I don't think we mean the same things. For one, nobody makes search engines, or a google competitor. So what it takes to do Google Search is a moot point, when discussing common architectural patterns behind big sites.

I meant high level stuff on on hand like demoralised data, map reduce, workers, share nothing, sharding and such, and common infrastructure on the other hand, like the relational db, memcached, big-table like datastore, abstract filesystem (S3, BlobStore, GridFS, etc), ElasticSearch, Hadoop, Node, Redis, message queues, etc.

Google Search or Facebook might have needs way beyond those, but the above are shared by 99% of big sites out there.

A common system to build on top of them that is higher level than Heroku (and more expansive and accommodating than GAE) should exist, and it would cater more than 80% of big website needs. Of course each will need some custom stuff, but not 80% custom stuff.

batista · on Sept 3, 2012

Several typos, sorry, here's a particularly bad case:

"I meant high level stuff on _one_ hand like _denormalized_ data."

NelsonMinar · on Sept 2, 2012

Scalability can only be a commodity if all big sites were built the same way. But they never are.
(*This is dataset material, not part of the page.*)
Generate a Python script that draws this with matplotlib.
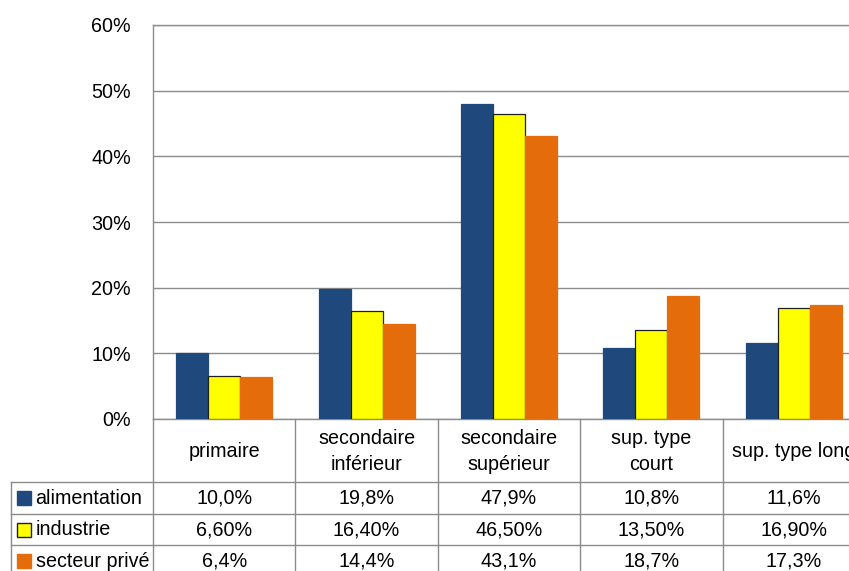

A scalable read-only system is entirely different from a system with a mix of read/write which is different again from a message routing system like Twitter or Facebook.

batista · on Sept 3, 2012

That doesn't mean they cant take advantage of ready-made "functional architectural components" for each of their needs.

So they can pick and match from the "scalable read only" commodity system, the scalable "message routing system" etc.

joering2 · on Sept 2, 2012

That's because 99% of internet websites will never see 200 million requests.

jeremyjh · on Sept 2, 2012

Much fewer than 1% will.

ksec · on Sept 3, 2012

Well because every site are made different, and uses different tech, with different bottleneck.

But with SSD, RAM becoming a commodity, ( both prices has been dropping shapely ) I/O are much easier to deal with.

And with every release of PostgreSQL / MySQL, Easier Database Replication and more common practice of scaling we are much much better at it then say 2 - 3 years ago.